## What is being asked
Give back a single number, the count of lines containing the word "matplotlib".

## Supplied information
* Begin *

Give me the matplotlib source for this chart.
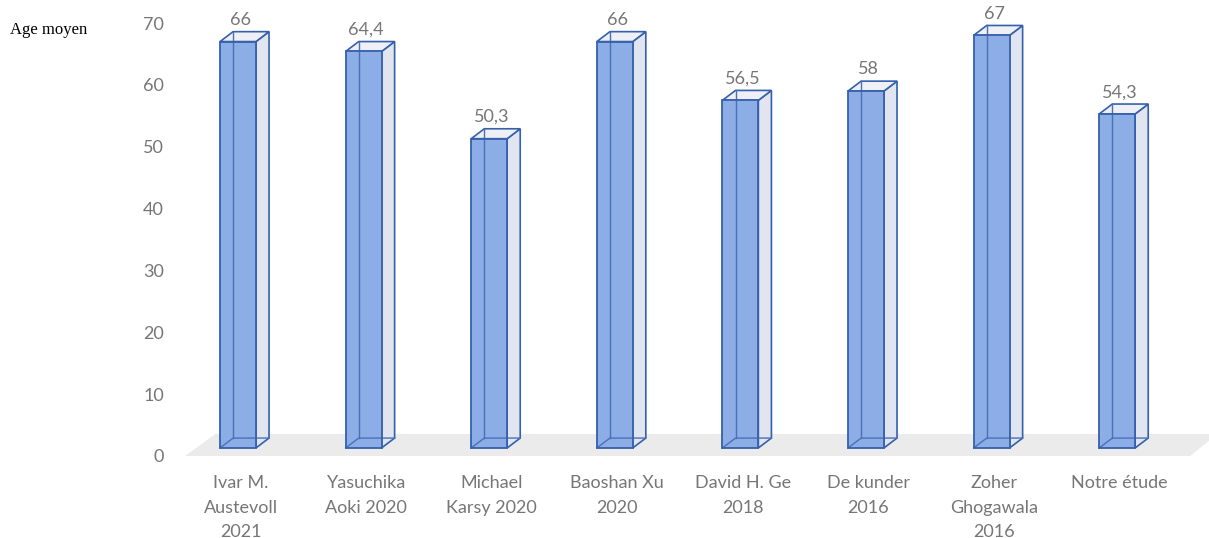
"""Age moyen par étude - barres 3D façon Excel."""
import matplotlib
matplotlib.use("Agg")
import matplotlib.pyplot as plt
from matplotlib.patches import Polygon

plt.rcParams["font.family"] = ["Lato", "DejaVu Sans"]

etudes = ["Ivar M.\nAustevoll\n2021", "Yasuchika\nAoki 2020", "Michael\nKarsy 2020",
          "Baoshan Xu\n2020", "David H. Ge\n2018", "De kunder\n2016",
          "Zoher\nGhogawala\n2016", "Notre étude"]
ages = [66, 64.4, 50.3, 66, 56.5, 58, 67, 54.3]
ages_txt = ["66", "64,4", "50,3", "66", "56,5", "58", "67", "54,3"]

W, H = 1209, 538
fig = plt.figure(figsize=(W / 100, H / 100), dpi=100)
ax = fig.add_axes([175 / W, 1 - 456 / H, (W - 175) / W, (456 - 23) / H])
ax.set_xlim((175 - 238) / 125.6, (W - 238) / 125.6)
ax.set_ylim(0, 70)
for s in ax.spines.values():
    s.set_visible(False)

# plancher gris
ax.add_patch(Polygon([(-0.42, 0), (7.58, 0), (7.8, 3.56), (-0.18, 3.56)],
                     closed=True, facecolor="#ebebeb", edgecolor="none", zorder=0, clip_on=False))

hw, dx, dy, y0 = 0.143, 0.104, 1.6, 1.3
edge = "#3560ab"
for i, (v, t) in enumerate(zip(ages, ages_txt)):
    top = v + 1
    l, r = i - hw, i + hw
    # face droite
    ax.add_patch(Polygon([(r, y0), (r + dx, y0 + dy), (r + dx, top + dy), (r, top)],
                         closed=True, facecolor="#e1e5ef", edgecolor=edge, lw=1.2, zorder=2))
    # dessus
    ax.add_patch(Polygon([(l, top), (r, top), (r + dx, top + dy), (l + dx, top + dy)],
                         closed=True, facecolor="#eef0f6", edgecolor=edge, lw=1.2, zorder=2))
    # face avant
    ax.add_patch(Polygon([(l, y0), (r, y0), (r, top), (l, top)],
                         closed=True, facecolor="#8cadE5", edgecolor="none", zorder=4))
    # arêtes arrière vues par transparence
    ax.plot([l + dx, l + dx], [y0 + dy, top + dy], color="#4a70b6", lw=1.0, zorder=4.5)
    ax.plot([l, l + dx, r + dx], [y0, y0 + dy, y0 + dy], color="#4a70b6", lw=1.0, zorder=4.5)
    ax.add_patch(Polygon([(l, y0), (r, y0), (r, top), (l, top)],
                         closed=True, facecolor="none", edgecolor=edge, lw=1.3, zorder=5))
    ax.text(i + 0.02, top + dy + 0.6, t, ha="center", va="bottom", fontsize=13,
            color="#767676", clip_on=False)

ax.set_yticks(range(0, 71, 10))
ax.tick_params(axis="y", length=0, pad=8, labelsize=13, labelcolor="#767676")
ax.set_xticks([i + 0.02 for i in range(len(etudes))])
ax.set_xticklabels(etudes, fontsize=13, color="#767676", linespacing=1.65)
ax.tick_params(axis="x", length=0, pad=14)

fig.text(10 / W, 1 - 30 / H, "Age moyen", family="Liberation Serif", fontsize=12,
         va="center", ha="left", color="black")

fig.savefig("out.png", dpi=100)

* End *

## Solution to the exercise
5